We can't use mod_memcg_lruvec_state() here, because child memcg has
already been set CSS_DYING. So in mod_memcg_lruvec_state(), we will
get parent memcg.

It seems we need to reimplement a function or add a parameter to
mod_memcg_lruvec_state() to solve the problem. What do you think?

Since child memcg is about to disappear, perhaps we can just add value
to parent memcg without handling the child memcg. Make sense?

Ugh yes, I missed that, thanks.

I don't think we can just leave the child's memcg wrong. Aside from
the fact that I would be nervous if access to those stats is still
possible after it's offlined (e.g. can userspace already have the
stats file open, or maybe some in-kernel code uses it), there's a
bigger issue.

When the child cgroup is released, css_release_work_fn() will flush
its stats and then it will be double counted at the parent.

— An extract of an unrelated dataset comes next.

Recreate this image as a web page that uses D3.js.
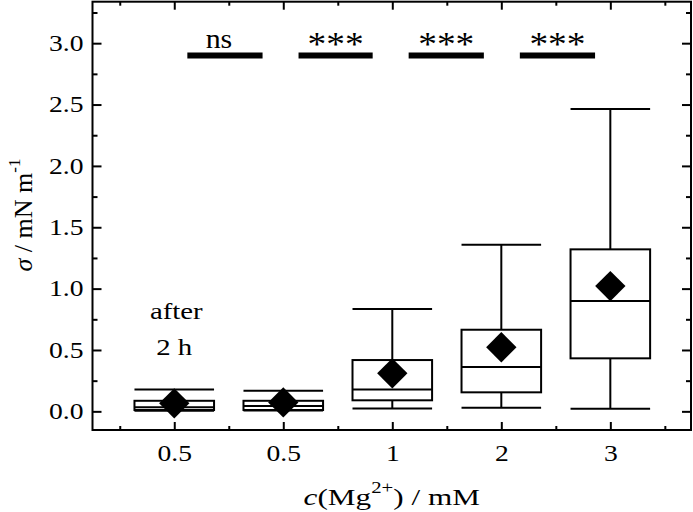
<!DOCTYPE html>
<html>
<head>
<meta charset="utf-8">
<script src="https://cdn.jsdelivr.net/npm/d3@7"></script>
<style>
  body { margin: 0; background: #fff; }
  svg { display: block; }
  text { font-family: "Liberation Serif", "Times New Roman", serif; fill: #000; }
</style>
</head>
<body>
<svg id="chart" width="693" height="512"></svg>
<script>
// ---- data ----
const categories = ["0.5", "0.5", "1", "2", "3"];
const whiskerLow  = [0.004, 0.006, 0.024, 0.030, 0.021];
const q1          = [0.011, 0.011, 0.090, 0.155, 0.432];
const median      = [0.033, 0.043, 0.179, 0.361, 0.899];
const q3          = [0.086, 0.086, 0.418, 0.665, 1.320];
const whiskerHigh = [0.179, 0.168, 0.834, 1.358, 2.464];
const meanValues  = [0.065, 0.073, 0.310, 0.522, 1.021];

const sigStart  = [0.12, 1.14, 2.15, 3.17];
const sigEnd    = [0.81, 1.82, 2.84, 3.86];
const sigLevel  = 2.9;
const sigLabels = ["ns", "***", "***", "***"];

const yMajorTicks = [0, 0.5, 1.0, 1.5, 2.0, 2.5, 3.0];
const yMinorTicks = [0.25, 0.75, 1.25, 1.75, 2.25, 2.75, 3.25];
const xMinorTicks = [-0.5, 0.5, 1.5, 2.5, 3.5, 4.5];

// ---- layout ----
const svg = d3.select("#chart");
const L = 92.5, R = 691, T = 1.7, B = 430;
const x = d3.scaleLinear().domain([-0.75, 4.74]).range([L, R]);
const y = d3.scaleLinear().domain([-0.152, 3.338]).range([B, T]);
const idx = categories.map((_, i) => i);
const boxHalf = 0.365;

// horizontal stretch of text, keeping its anchor point
function stretch(sel, sx) {
  sel.each(function () {
    const t = d3.select(this);
    const x0 = +t.attr("x") || 0;
    t.attr("x", x0 / sx).attr("transform", `scale(${sx},1)`);
  });
}

function styleAxis(g) {
  g.select(".domain").remove();
  g.selectAll(".tick line").attr("stroke", "#000").attr("stroke-width", 2);
}
svg.append("g").attr("transform", `translate(${L},0)`)
  .call(d3.axisLeft(y).tickValues(yMajorTicks).tickSize(-9).tickPadding(9).tickFormat(d3.format(".1f")))
  .call(styleAxis)
  .call(g => g.selectAll("text").attr("font-size", 23).attr("font-family", "Liberation Serif").call(stretch, 1.2));
svg.append("g").attr("transform", `translate(${L},0)`)
  .call(d3.axisLeft(y).tickValues(yMinorTicks).tickSize(-5).tickFormat(""))
  .call(styleAxis);
svg.append("g").attr("transform", `translate(${R},0)`)
  .call(d3.axisRight(y).tickValues(yMajorTicks).tickSize(-9).tickFormat(""))
  .call(styleAxis);
svg.append("g").attr("transform", `translate(${R},0)`)
  .call(d3.axisRight(y).tickValues(yMinorTicks).tickSize(-5).tickFormat(""))
  .call(styleAxis);

svg.append("g").attr("transform", `translate(0,${B})`)
  .call(d3.axisBottom(x).tickValues(idx).tickSize(-8).tickFormat(i => categories[i]))
  .call(styleAxis)
  .call(g => g.selectAll("text").attr("font-size", 23).attr("font-family", "Liberation Serif")
    .attr("dy", 0).attr("y", 31).call(stretch, 1.2));
svg.append("g").attr("transform", `translate(0,${B})`)
  .call(d3.axisBottom(x).tickValues(xMinorTicks).tickSize(-4).tickFormat(""))
  .call(styleAxis);
svg.append("g").attr("transform", `translate(0,${T})`)
  .call(d3.axisTop(x).tickValues(idx).tickSize(-8).tickFormat(""))
  .call(styleAxis);
svg.append("g").attr("transform", `translate(0,${T})`)
  .call(d3.axisTop(x).tickValues(xMinorTicks).tickSize(-4).tickFormat(""))
  .call(styleAxis);

// frame
svg.append("rect").attr("x", L).attr("y", T).attr("width", R - L).attr("height", B - T)
  .attr("fill", "none").attr("stroke", "#000").attr("stroke-width", 2);

// boxes
const boxes = svg.append("g").attr("stroke", "#000").attr("stroke-width", 2).attr("fill", "none");
idx.forEach(i => {
  const g = boxes.append("g");
  g.append("line").attr("x1", x(i)).attr("x2", x(i)).attr("y1", y(whiskerHigh[i])).attr("y2", y(q3[i]));
  g.append("line").attr("x1", x(i)).attr("x2", x(i)).attr("y1", y(q1[i])).attr("y2", y(whiskerLow[i]));
  g.append("line").attr("x1", x(i - boxHalf)).attr("x2", x(i + boxHalf)).attr("y1", y(whiskerHigh[i])).attr("y2", y(whiskerHigh[i]));
  g.append("line").attr("x1", x(i - boxHalf)).attr("x2", x(i + boxHalf)).attr("y1", y(whiskerLow[i])).attr("y2", y(whiskerLow[i]));
  g.append("rect").attr("x", x(i - boxHalf)).attr("width", x(i + boxHalf) - x(i - boxHalf))
    .attr("y", y(q3[i])).attr("height", y(q1[i]) - y(q3[i])).attr("fill", "#fff");
  g.append("line").attr("x1", x(i - boxHalf)).attr("x2", x(i + boxHalf)).attr("y1", y(median[i])).attr("y2", y(median[i]));
});

// means
svg.append("g").selectAll("path").data(idx).join("path")
  .attr("d", d3.symbol(d3.symbolSquare, 460))
  .attr("transform", i => `translate(${x(i)},${y(meanValues[i])}) rotate(45)`)
  .attr("fill", "#000");

// significance bars
const sig = svg.append("g");
sigStart.forEach((s, k) => {
  sig.append("line").attr("x1", x(s)).attr("x2", x(sigEnd[k])).attr("y1", y(sigLevel)).attr("y2", y(sigLevel))
    .attr("stroke", "#000").attr("stroke-width", 6);
  const isNs = sigLabels[k] === "ns";
  sig.append("text").attr("x", x((s + sigEnd[k]) / 2) - (isNs ? 6 : 0)).attr("y", y(sigLevel) - (isNs ? 7 : 0))
    .attr("text-anchor", "middle").attr("font-size", isNs ? 28 : 34)
    .text(sigLabels[k])
    .call(stretch, isNs ? 1.07 : 1.1);
});

// annotation
svg.append("text").attr("x", x(0) + 2).attr("y", 319).attr("text-anchor", "middle").attr("font-size", 24).text("after").call(stretch, 1.2);
svg.append("text").attr("x", x(0)).attr("y", 355).attr("text-anchor", "middle").attr("font-size", 24).text("2 h").call(stretch, 1.2);

// x title
const xt = svg.append("text").attr("x", (L + R) / 2).attr("y", 505).attr("text-anchor", "middle").attr("font-size", 24);
xt.append("tspan").attr("font-style", "italic").text("c");
xt.append("tspan").text("(Mg");
xt.append("tspan").attr("font-size", 16).attr("dy", -12).text("2+");
xt.append("tspan").attr("dy", 12).text(") / mM");
xt.call(stretch, 1.3);

// y title
const yt = svg.append("text").attr("transform", `translate(32,215) rotate(-90)`).attr("text-anchor", "middle").attr("font-size", 26);
yt.append("tspan").attr("font-style", "italic").text("σ");
yt.append("tspan").text(" / mN m");
yt.append("tspan").attr("font-size", 17).attr("dy", -12).text("-1");
</script>
</body>
</html>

Maybe refactor the part sof mod_memcg_lruvec_state() and
mod_memcg_state () without get_non_dying_memcg_{start/end}() into
helpers, and call that directly from the reparenting functions? Adding

OK, will do.

a boolean argument to mod_memcg_lruvec_state() and mod_memcg_state()
will add a lot of churn, and naked boolean arguments are not ideal.